According to new regulations, the focus of recruitment will now be on minimum academic qualifications obtained from appropriately registered training institutions in terms of the National Qualifications Framework Act and the pre-employment verification as specified in the Public Service Regulations of 2016.

Dlodlo has instructed her department to issue a circular to the public service mandating the heads of departments in both national and provincial spheres of government to ensure a state of readiness towards a phased implementation by 01 April 2019.

She also said that she determined to introduce a paperless administration across the public service, and to this end, an e-recruitment system will be rolled out as from next month. Dlodlo has instructed the department to introduce a digital Z83 application form as an additional platform for job seekers in the public service.

“As government, we are concerned that we took long to evolve in this process, resulting in young people, who mostly are techno savvy, enduring the burden of incurring unnecessary costs when applying for positions in the public service,” Dlodlo said.

“The world has moved on and the public service needs to keep up and embrace the digital age in all its processes.”

Dlodlo said the decision to create a digital Z83 form was a direct response to job seekers in South Africa who have used various platforms, including social media, to inform the her about how cumbersome and unaffordable the paper Z83 application process is.
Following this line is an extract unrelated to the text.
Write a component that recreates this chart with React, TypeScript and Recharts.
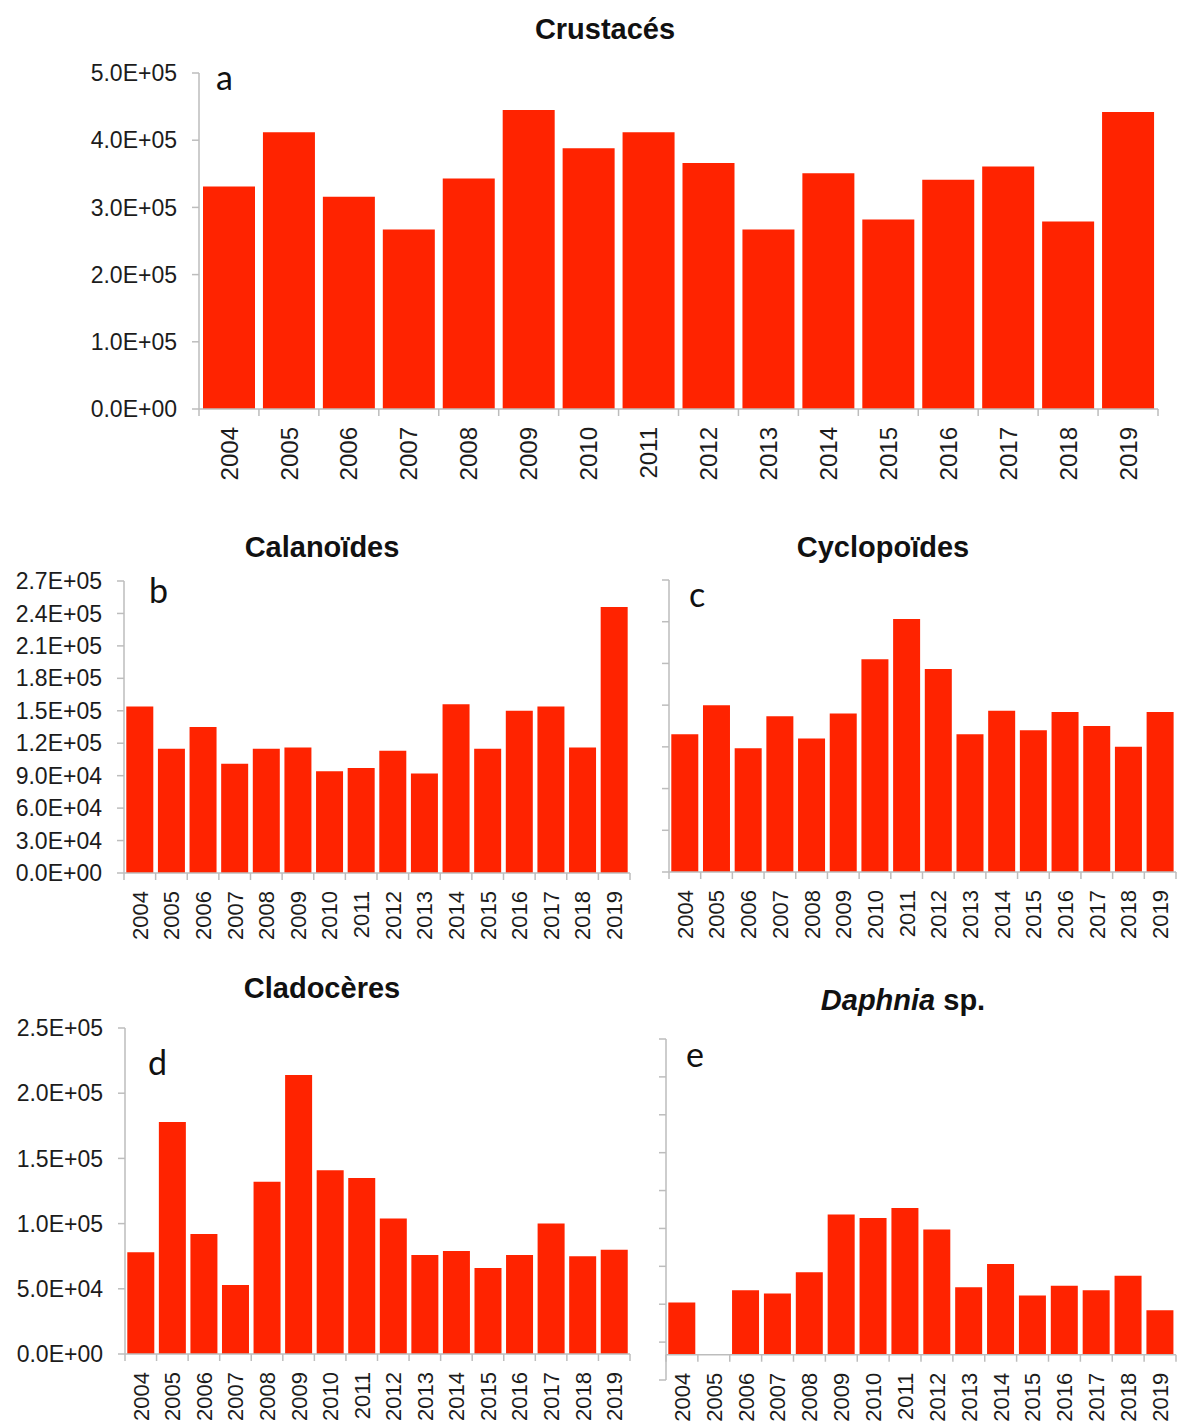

She said that applications for jobs in the public service will still be accepted through the Z83 forms to accommodate those who do not have access to the internet.

“We understand the challenge of internet access for some of our communities especially in the rural areas, so we will not close anyone out through this e-recruitment process,” Dlodlo said.

Dlodlo also said that the department will be engaging local government authorities to expedite the infrastructure roll-out for Wi-Fi hotspots across all municipalities, including the enhancement of Thusong Service Centers to provide internet access especially for the youth around communities.